Also dog training takes four levels to complete as in one of our past blogs. Dog training requires the dog owner to be present in the training process with your dog. If you are just getting frustrated and doing the bare minimum, you are not helping your dog to be your partner. Both the dog and dog owner should be a team with a goal to get to. These goals change over time and even over a command as the circumstances get harder. So paying attention to those pesky details when dog training like how to hold the leash, body movement, foot work, and so on make communicating to your dog clearer for them to follow. Dogs do not know English, while we do use verbal cues, but they do know patterns. Be sure that you are doing those jobs as the dog owner and teacher well before expecting them to be able to follow through.

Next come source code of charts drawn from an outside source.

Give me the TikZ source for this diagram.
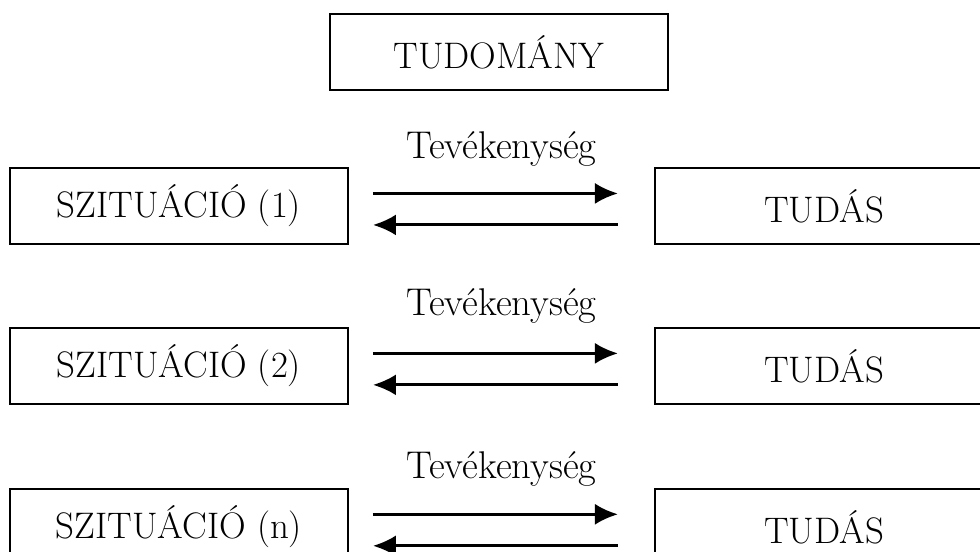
\documentclass[tikz,border=0pt]{standalone}
\usepackage{fontspec}
\usetikzlibrary{positioning,arrows.meta}

\begin{document}
\begin{tikzpicture}[
    node distance=1.64cm and 6.1cm,
    >={Latex[length=0.46cm,width=0.42cm]},
    box/.style={
        draw,
        line width=1.1pt,
        align=center,
        minimum width=6.76cm,
        minimum height=1.52cm,
        font=\fontsize{21}{25}\selectfont
    },
    act/.style={
        font=\fontsize{22}{26}\selectfont,
        inner sep=0pt
    },
    flow/.style={line width=1.7pt}
]
    \useasboundingbox (0,0) rectangle (19.6,-11.02);

    % Tudomány a tetején
    \node[box] (tudomany) at (9.98,-1.04) {TUDOMÁNY};

    % Szituációk bal oldalon
    \node[box, below=1.52cm of tudomany, xshift=-6.4cm] (sit1) {SZITUÁCIÓ (1)};
    \node[box, below=of sit1] (sit2) {SZITUÁCIÓ (2)};
    \node[box, below=1.66cm of sit2] (sitn) {SZITUÁCIÓ (n)};

    % Tudás jobb oldalon
    \node[box, right=of sit1] (tudas1) {TUDÁS};
    \node[box, right=of sit2] (tudas2) {TUDÁS};
    \node[box, right=of sitn] (tudasn) {TUDÁS};

    % Tevékenység: oda
    \draw[flow, ->, shorten <=0.48cm, shorten >=0.72cm]
        ([yshift=0.25cm]sit1.east) -- node[act, above=0.52cm]{Tevékenység} ([yshift=0.25cm]tudas1.west);
    \draw[flow, ->, shorten <=0.48cm, shorten >=0.72cm]
        ([yshift=0.25cm]sit2.east) -- node[act, above=0.56cm]{Tevékenység} ([yshift=0.25cm]tudas2.west);
    \draw[flow, ->, shorten <=0.48cm, shorten >=0.72cm]
        ([yshift=0.25cm]sitn.east) -- node[act, above=0.52cm]{Tevékenység} ([yshift=0.25cm]tudasn.west);

    % Visszafelé
    \draw[flow, ->, shorten <=0.72cm, shorten >=0.48cm]
        ([yshift=-0.38cm]tudas1.west) -- ([yshift=-0.38cm]sit1.east);
    \draw[flow, ->, shorten <=0.72cm, shorten >=0.48cm]
        ([yshift=-0.38cm]tudas2.west) -- ([yshift=-0.38cm]sit2.east);
    \draw[flow, ->, shorten <=0.72cm, shorten >=0.48cm]
        ([yshift=-0.38cm]tudasn.west) -- ([yshift=-0.38cm]sitn.east);
\end{tikzpicture}
\end{document}
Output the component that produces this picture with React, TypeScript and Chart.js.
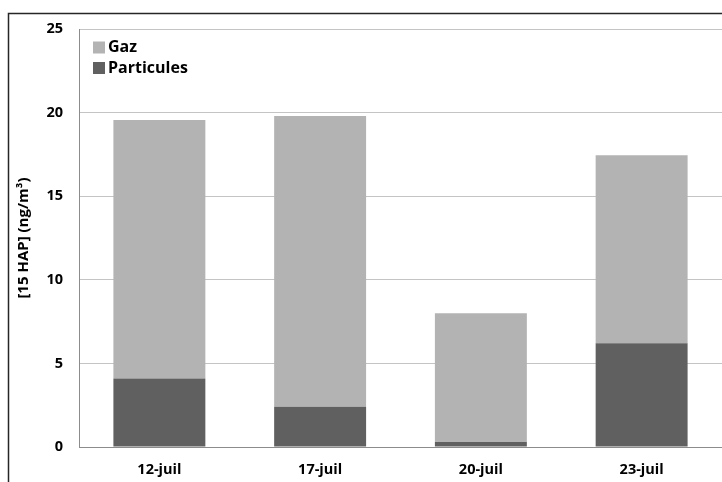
import React, { useEffect, useRef } from "react";
import { Chart, registerables } from "chart.js";

Chart.register(...registerables);

const categories = ["12-juil", "17-juil", "20-juil", "23-juil"];
const particules = [4.1, 2.4, 0.3, 6.2];
const gaz = [15.45, 17.4, 7.7, 11.25];
const yTicks = [0, 5, 10, 15, 20, 25];

const FONT = "'Open Sans', Carlito, Calibri, Lato, sans-serif";
const GAZ_COLOR = "#b3b3b3";
const PART_COLOR = "#606060";

export default function App() {
  const ref = useRef<HTMLCanvasElement | null>(null);

  useEffect(() => {
    if (!ref.current) return;
    const framePlugin = {
      id: "frame",
      afterDraw(chart: any) {
        const ctx = chart.ctx;
        ctx.save();
        ctx.strokeStyle = "#262626";
        ctx.lineWidth = 1.5;
        ctx.beginPath();
        ctx.moveTo(8.5, 482);
        ctx.lineTo(8.5, 13.5);
        ctx.lineTo(722, 13.5);
        ctx.stroke();
        // legend
        const items = [
          { label: "Gaz", color: GAZ_COLOR, y: 47.5 },
          { label: "Particules", color: PART_COLOR, y: 68 },
        ];
        ctx.font = `bold 16px ${FONT}`;
        ctx.textBaseline = "middle";
        ctx.textAlign = "left";
        for (const it of items) {
          ctx.fillStyle = it.color;
          ctx.fillRect(93, it.y - 6, 12, 12);
          ctx.fillStyle = "#000";
          ctx.fillText(it.label, 108, it.y);
        }
        ctx.restore();
      },
    };

    const chart = new Chart(ref.current, {
      type: "bar",
      data: {
        labels: categories,
        datasets: [
          {
            label: "Particules",
            data: particules,
            backgroundColor: PART_COLOR,
            categoryPercentage: 1,
            barPercentage: 0.572,
          },
          {
            label: "Gaz",
            data: gaz,
            backgroundColor: GAZ_COLOR,
            categoryPercentage: 1,
            barPercentage: 0.572,
          },
        ],
      },
      options: {
        responsive: false,
        animation: false,
        layout: { padding: { left: 0, right: 0, top: 29, bottom: 0 } },
        plugins: {
          legend: { display: false },
          tooltip: { enabled: false },
        },
        scales: {
          x: {
            stacked: true,
            grid: { display: false, drawTicks: false },
            border: { color: "#8c8c8c", width: 1 },
            ticks: {
              color: "#000",
              padding: 14,
              font: { family: FONT, size: 14.5, weight: "bold" },
            },
            afterFit(scale: any) {
              scale.height = 35;
            },
          },
          y: {
            stacked: true,
            min: 0,
            max: 25,
            afterBuildTicks(scale: any) {
              scale.ticks = yTicks.map((v) => ({ value: v }));
            },
            grid: { color: "#c4c4c4", drawTicks: false },
            border: { color: "#8c8c8c", width: 1 },
            ticks: {
              color: "#000",
              padding: 16,
              font: { family: FONT, size: 14.5, weight: "bold" },
            },
            title: {
              display: true,
              text: "[15 HAP] (ng/m³)",
              color: "#000",
              padding: { top: 15, bottom: 0 },
              font: { family: FONT, size: 15, weight: "bold" },
            },
            afterFit(scale: any) {
              scale.width = 79;
            },
          },
        },
      },
      plugins: [framePlugin],
    } as any);
    return () => chart.destroy();
  }, []);

  return (
    <div style={{ position: "absolute", left: 0, top: 0, width: 722, height: 482, background: "#fff" }}>
      <canvas ref={ref} width={722} height={482} style={{ display: "block" }} />
    </div>
  );
}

In the first teaching steps, there is really just the work and the goal is usually just that the dog starts to get it. Then there is a step that I think is an important addition to the below three Ds that I will be discussing. I don't even start the Ds until I get can performance on one verbal command without correction or reward four times in a row easily and repetitively within my number of reps at the time in non distracting situations to more distracting situations (not the most but increased).
How does one judge their progress, success and goal accomplishment when training their dogs? Many dog trainers are taught about the three Ds:
- Duration-How long can your dog hold a command until released. In order to get to your goal, the dog owner or trainer needs to build the dog's time up little by little until they can do a set of reliable reps in a row. My magic number is 4 in a row easily within a certain number of reps.
- Distance-How far away you are while the dog holds the command. Again, in order to do this you need to build up distance, and you probably will need to back down on duration at first too, and then build that up again.
- Distraction-How many environments (with all that those environments contain people, toys, food, critters, dogs, grass, trucks, cars, and so on) can your dog work reliably in with the all those measurements, which will all have to be built up again in those environments.
The first step to having an off leash dog is that the dog can do everything you want on leash first, in my opinion. I will most likely talk about off leash training sometime in the near future.